• _Instructions for the task_
Reproduce the records below in full and exactly, without their images.

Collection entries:

◆ ◆ ◆ ◆

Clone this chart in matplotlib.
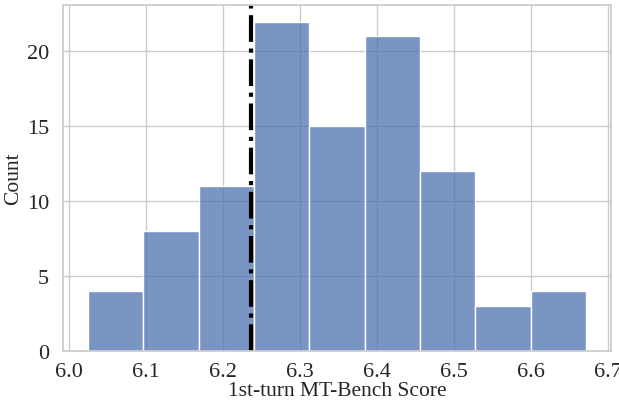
import numpy as np
import pandas as pd
import matplotlib
matplotlib.use('Agg')
import matplotlib.pyplot as plt
import seaborn as sns

# histogram
bin_lo = 6.025
bin_hi = 6.672
counts = [4, 8, 11, 22, 15, 21, 12, 3, 4]
ref_score = 6.237

sns.set_theme(style='whitegrid')
plt.rcParams['font.family'] = ['Liberation Serif', 'DejaVu Serif']

edges = np.linspace(bin_lo, bin_hi, len(counts) + 1)
df = pd.DataFrame({'score': (edges[:-1] + edges[1:]) / 2, 'n': counts})

fig = plt.figure(figsize=(6.19, 4.02), dpi=100)
ax = fig.add_axes([0.102, 0.124, 0.885, 0.861])

sns.histplot(data=df, x='score', weights='n', bins=list(edges), ax=ax)
ax.axvline(ref_score, color='black', ls='-.', lw=3)

ax.set_xlabel('1st-turn MT-Bench Score', fontsize=15.5, labelpad=0)
ax.set_ylabel('Count', fontsize=15.5, labelpad=3)
ax.tick_params(axis='x', labelsize=16, pad=2)
ax.tick_params(axis='y', labelsize=16, pad=4)
ax.set_xticks(np.round(np.arange(6.0, 6.71, 0.1), 1))
ax.set_yticks([0, 5, 10, 15, 20])

fig.savefig('out.png', dpi=100)
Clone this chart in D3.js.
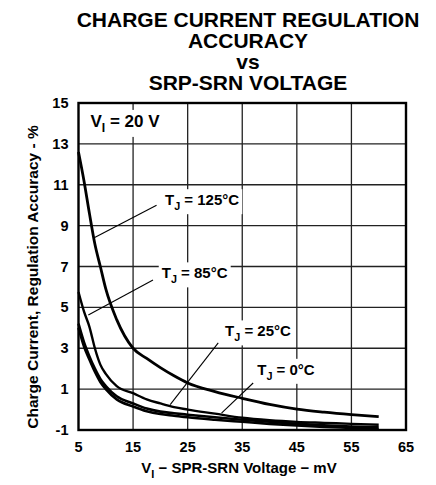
<!DOCTYPE html>
<html>
<head>
<meta charset="utf-8">
<script src="https://cdn.jsdelivr.net/npm/d3@7"></script>
<style>
  body { margin: 0; background: #fff; }
  text { font-family: "Liberation Sans", Arial, sans-serif; font-weight: bold; fill: #000; }
</style>
</head>
<body>
<svg id="chart"></svg>
<script>
// SRP-SRN voltage (mV) sample points
const voltage = [5, 6, 7, 8, 9, 10, 12, 15, 17.5, 20, 22.5, 25, 30, 35, 40, 45, 50, 55, 60];

// regulation accuracy (%) per junction temperature
const acc125 = [12.6, 11.2, 9.6, 8.1, 7.0, 5.9, 4.4, 3.0, 2.5, 2.05, 1.65, 1.3, 0.88, 0.55, 0.25, 0.02, -0.13, -0.25, -0.35];
const acc85  = [5.75, 4.8, 4.05, 3.0, 2.2, 1.75, 1.15, 0.8, 0.5, 0.3, 0.12, 0.0, -0.2, -0.4, -0.52, -0.6, -0.65, -0.7, -0.74];
const acc25  = [4.2, 3.3, 2.6, 2.0, 1.5, 1.15, 0.65, 0.3, 0.05, -0.1, -0.18, -0.25, -0.38, -0.5, -0.6, -0.7, -0.77, -0.83, -0.87];
const acc0   = [4.0, 3.1, 2.45, 1.85, 1.35, 1.0, 0.5, 0.15, -0.08, -0.22, -0.3, -0.38, -0.5, -0.6, -0.7, -0.78, -0.85, -0.9, -0.95];

const xTicks = [5, 15, 25, 35, 45, 55, 65];
const yTicks = [-1, 1, 3, 5, 7, 9, 11, 13, 15];

const titleLines = ['CHARGE CURRENT REGULATION', 'ACCURACY', 'vs', 'SRP-SRN VOLTAGE'];

// curve labels: text position and leader line (data units)
const labelTemps = ['125', '85', '25', '0'];
const labelPos = [[20.85, 10.0], [20.25, 6.42], [31.85, 3.58], [37.75, 1.7]];
const leaderFrom = [[19.3, 10.0], [18.65, 6.34], [30.6, 3.26], [37.0, 1.3]];
const leaderTo = [[7.7, 8.38], [6.8, 4.63], [21.8, 0.24], [31.2, -0.17]];

const width = 436, height = 485;
const margin = { top: 103, right: 30, bottom: 55, left: 78.5 };

const svg = d3.select('#chart')
    .attr('width', width)
    .attr('height', height);

const innerW = width - margin.left - margin.right;
const innerH = height - margin.top - margin.bottom;

const x = d3.scaleLinear().domain([5, 65]).range([0, innerW]);
const y = d3.scaleLinear().domain([-1, 15]).range([innerH, 0]);

const chart = svg.append('g')
    .attr('transform', `translate(${margin.left}, ${margin.top})`);

// title
svg.append('g').selectAll('text')
    .data(titleLines)
    .join('text')
        .attr('x', 248)
        .attr('y', (d, i) => 27 + i * 21)
        .attr('text-anchor', 'middle')
        .style('font-size', '21px')
        .text(d => d);

// grid
chart.append('g').selectAll('line')
    .data(xTicks.slice(1, -1))
    .join('line')
        .attr('x1', d => x(d)).attr('x2', d => x(d))
        .attr('y1', 0).attr('y2', innerH)
        .attr('stroke', '#222').attr('stroke-width', 1.3);

chart.append('g').selectAll('line')
    .data(yTicks.slice(1, -1))
    .join('line')
        .attr('x1', 0).attr('x2', innerW)
        .attr('y1', d => y(d)).attr('y2', d => y(d))
        .attr('stroke', '#222').attr('stroke-width', 1.3);

// curves
const line = d3.line()
    .x((d, i) => x(voltage[i]))
    .y(d => y(d))
    .curve(d3.curveMonotoneX);

const series = [acc125, acc85, acc25, acc0];
const widths = [2.8, 2.4, 2.6, 2.6];
chart.append('g').selectAll('path')
    .data(series)
    .join('path')
        .attr('d', d => line(d))
        .attr('fill', 'none')
        .attr('stroke', '#000')
        .attr('stroke-width', (d, i) => widths[i]);

// labels with white boxes
const labels = chart.append('g');

function boxedLabel(g, px, py, main, sub, rest, size, pad) {
    const t = g.append('text')
        .attr('x', px).attr('y', py)
        .style('font-size', size + 'px');
    t.append('tspan').text(main);
    t.append('tspan').attr('dy', 5).style('font-size', (size * 0.72) + 'px').text(sub);
    t.append('tspan').attr('dy', -5).text(rest);
    const bb = t.node().getBBox();
    g.insert('rect', 'text')
        .attr('x', bb.x - pad).attr('y', bb.y - 2)
        .attr('width', bb.width + pad * 2).attr('height', bb.height + 4)
        .attr('fill', '#fff');
}

boxedLabel(labels, x(7.2), y(13.83), 'V', 'I', ' = 20 V', 17, 4);

labelTemps.forEach((t, i) => {
    const g = labels.append('g');
    boxedLabel(g, x(labelPos[i][0]), y(labelPos[i][1]), 'T', 'J', ` = ${t}°C`, 15, 3);
});

chart.append('g').selectAll('line')
    .data(leaderFrom)
    .join('line')
        .attr('x1', d => x(d[0])).attr('y1', d => y(d[1]))
        .attr('x2', (d, i) => x(leaderTo[i][0])).attr('y2', (d, i) => y(leaderTo[i][1]))
        .attr('stroke', '#000').attr('stroke-width', 1.1);

// frame
chart.append('rect')
    .attr('width', innerW).attr('height', innerH)
    .attr('fill', 'none').attr('stroke', '#000').attr('stroke-width', 2.4);

// tick labels
chart.append('g').selectAll('text')
    .data(xTicks)
    .join('text')
        .attr('x', d => x(d))
        .attr('y', innerH + 22)
        .attr('text-anchor', 'middle')
        .style('font-size', '14.5px')
        .text(d => d);

chart.append('g').selectAll('text')
    .data(yTicks)
    .join('text')
        .attr('x', -10)
        .attr('y', d => y(d) + 5)
        .attr('text-anchor', 'end')
        .style('font-size', '14.5px')
        .text(d => d);

// axis titles
const xt = svg.append('text')
    .attr('x', 239).attr('y', 473)
    .attr('text-anchor', 'middle')
    .style('font-size', '15px');
xt.append('tspan').text('V');
xt.append('tspan').attr('dy', 5).style('font-size', '11px').text('I');
xt.append('tspan').attr('dy', -5).text(' − SPR-SRN Voltage − mV');

svg.append('text')
    .attr('transform', 'translate(37.5, 277) rotate(-90)')
    .attr('text-anchor', 'middle')
    .style('font-size', '15.5px')
    .text('Charge Current, Regulation Accuracy - %');
</script>
</body>
</html>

◆ ◆ ◆ ◆

• _Result below_
Clone this chart in matplotlib.
import numpy as np
import pandas as pd
import matplotlib
matplotlib.use('Agg')
import matplotlib.pyplot as plt
import seaborn as sns

# histogram
bin_lo = 6.025
bin_hi = 6.672
counts = [4, 8, 11, 22, 15, 21, 12, 3, 4]
ref_score = 6.237

sns.set_theme(style='whitegrid')
plt.rcParams['font.family'] = ['Liberation Serif', 'DejaVu Serif']

edges = np.linspace(bin_lo, bin_hi, len(counts) + 1)
df = pd.DataFrame({'score': (edges[:-1] + edges[1:]) / 2, 'n': counts})

fig = plt.figure(figsize=(6.19, 4.02), dpi=100)
ax = fig.add_axes([0.102, 0.124, 0.885, 0.861])

sns.histplot(data=df, x='score', weights='n', bins=list(edges), ax=ax)
ax.axvline(ref_score, color='black', ls='-.', lw=3)

ax.set_xlabel('1st-turn MT-Bench Score', fontsize=15.5, labelpad=0)
ax.set_ylabel('Count', fontsize=15.5, labelpad=3)
ax.tick_params(axis='x', labelsize=16, pad=2)
ax.tick_params(axis='y', labelsize=16, pad=4)
ax.set_xticks(np.round(np.arange(6.0, 6.71, 0.1), 1))
ax.set_yticks([0, 5, 10, 15, 20])

fig.savefig('out.png', dpi=100)
Clone this chart in D3.js.
<!DOCTYPE html>
<html>
<head>
<meta charset="utf-8">
<script src="https://cdn.jsdelivr.net/npm/d3@7"></script>
<style>
  body { margin: 0; background: #fff; }
  text { font-family: "Liberation Sans", Arial, sans-serif; font-weight: bold; fill: #000; }
</style>
</head>
<body>
<svg id="chart"></svg>
<script>
// SRP-SRN voltage (mV) sample points
const voltage = [5, 6, 7, 8, 9, 10, 12, 15, 17.5, 20, 22.5, 25, 30, 35, 40, 45, 50, 55, 60];

// regulation accuracy (%) per junction temperature
const acc125 = [12.6, 11.2, 9.6, 8.1, 7.0, 5.9, 4.4, 3.0, 2.5, 2.05, 1.65, 1.3, 0.88, 0.55, 0.25, 0.02, -0.13, -0.25, -0.35];
const acc85  = [5.75, 4.8, 4.05, 3.0, 2.2, 1.75, 1.15, 0.8, 0.5, 0.3, 0.12, 0.0, -0.2, -0.4, -0.52, -0.6, -0.65, -0.7, -0.74];
const acc25  = [4.2, 3.3, 2.6, 2.0, 1.5, 1.15, 0.65, 0.3, 0.05, -0.1, -0.18, -0.25, -0.38, -0.5, -0.6, -0.7, -0.77, -0.83, -0.87];
const acc0   = [4.0, 3.1, 2.45, 1.85, 1.35, 1.0, 0.5, 0.15, -0.08, -0.22, -0.3, -0.38, -0.5, -0.6, -0.7, -0.78, -0.85, -0.9, -0.95];

const xTicks = [5, 15, 25, 35, 45, 55, 65];
const yTicks = [-1, 1, 3, 5, 7, 9, 11, 13, 15];

const titleLines = ['CHARGE CURRENT REGULATION', 'ACCURACY', 'vs', 'SRP-SRN VOLTAGE'];

// curve labels: text position and leader line (data units)
const labelTemps = ['125', '85', '25', '0'];
const labelPos = [[20.85, 10.0], [20.25, 6.42], [31.85, 3.58], [37.75, 1.7]];
const leaderFrom = [[19.3, 10.0], [18.65, 6.34], [30.6, 3.26], [37.0, 1.3]];
const leaderTo = [[7.7, 8.38], [6.8, 4.63], [21.8, 0.24], [31.2, -0.17]];

const width = 436, height = 485;
const margin = { top: 103, right: 30, bottom: 55, left: 78.5 };

const svg = d3.select('#chart')
    .attr('width', width)
    .attr('height', height);

const innerW = width - margin.left - margin.right;
const innerH = height - margin.top - margin.bottom;

const x = d3.scaleLinear().domain([5, 65]).range([0, innerW]);
const y = d3.scaleLinear().domain([-1, 15]).range([innerH, 0]);

const chart = svg.append('g')
    .attr('transform', `translate(${margin.left}, ${margin.top})`);

// title
svg.append('g').selectAll('text')
    .data(titleLines)
    .join('text')
        .attr('x', 248)
        .attr('y', (d, i) => 27 + i * 21)
        .attr('text-anchor', 'middle')
        .style('font-size', '21px')
        .text(d => d);

// grid
chart.append('g').selectAll('line')
    .data(xTicks.slice(1, -1))
    .join('line')
        .attr('x1', d => x(d)).attr('x2', d => x(d))
        .attr('y1', 0).attr('y2', innerH)
        .attr('stroke', '#222').attr('stroke-width', 1.3);

chart.append('g').selectAll('line')
    .data(yTicks.slice(1, -1))
    .join('line')
        .attr('x1', 0).attr('x2', innerW)
        .attr('y1', d => y(d)).attr('y2', d => y(d))
        .attr('stroke', '#222').attr('stroke-width', 1.3);

// curves
const line = d3.line()
    .x((d, i) => x(voltage[i]))
    .y(d => y(d))
    .curve(d3.curveMonotoneX);

const series = [acc125, acc85, acc25, acc0];
const widths = [2.8, 2.4, 2.6, 2.6];
chart.append('g').selectAll('path')
    .data(series)
    .join('path')
        .attr('d', d => line(d))
        .attr('fill', 'none')
        .attr('stroke', '#000')
        .attr('stroke-width', (d, i) => widths[i]);

// labels with white boxes
const labels = chart.append('g');

function boxedLabel(g, px, py, main, sub, rest, size, pad) {
    const t = g.append('text')
        .attr('x', px).attr('y', py)
        .style('font-size', size + 'px');
    t.append('tspan').text(main);
    t.append('tspan').attr('dy', 5).style('font-size', (size * 0.72) + 'px').text(sub);
    t.append('tspan').attr('dy', -5).text(rest);
    const bb = t.node().getBBox();
    g.insert('rect', 'text')
        .attr('x', bb.x - pad).attr('y', bb.y - 2)
        .attr('width', bb.width + pad * 2).attr('height', bb.height + 4)
        .attr('fill', '#fff');
}

boxedLabel(labels, x(7.2), y(13.83), 'V', 'I', ' = 20 V', 17, 4);

labelTemps.forEach((t, i) => {
    const g = labels.append('g');
    boxedLabel(g, x(labelPos[i][0]), y(labelPos[i][1]), 'T', 'J', ` = ${t}°C`, 15, 3);
});

chart.append('g').selectAll('line')
    .data(leaderFrom)
    .join('line')
        .attr('x1', d => x(d[0])).attr('y1', d => y(d[1]))
        .attr('x2', (d, i) => x(leaderTo[i][0])).attr('y2', (d, i) => y(leaderTo[i][1]))
        .attr('stroke', '#000').attr('stroke-width', 1.1);

// frame
chart.append('rect')
    .attr('width', innerW).attr('height', innerH)
    .attr('fill', 'none').attr('stroke', '#000').attr('stroke-width', 2.4);

// tick labels
chart.append('g').selectAll('text')
    .data(xTicks)
    .join('text')
        .attr('x', d => x(d))
        .attr('y', innerH + 22)
        .attr('text-anchor', 'middle')
        .style('font-size', '14.5px')
        .text(d => d);

chart.append('g').selectAll('text')
    .data(yTicks)
    .join('text')
        .attr('x', -10)
        .attr('y', d => y(d) + 5)
        .attr('text-anchor', 'end')
        .style('font-size', '14.5px')
        .text(d => d);

// axis titles
const xt = svg.append('text')
    .attr('x', 239).attr('y', 473)
    .attr('text-anchor', 'middle')
    .style('font-size', '15px');
xt.append('tspan').text('V');
xt.append('tspan').attr('dy', 5).style('font-size', '11px').text('I');
xt.append('tspan').attr('dy', -5).text(' − SPR-SRN Voltage − mV');

svg.append('text')
    .attr('transform', 'translate(37.5, 277) rotate(-90)')
    .attr('text-anchor', 'middle')
    .style('font-size', '15.5px')
    .text('Charge Current, Regulation Accuracy - %');
</script>
</body>
</html>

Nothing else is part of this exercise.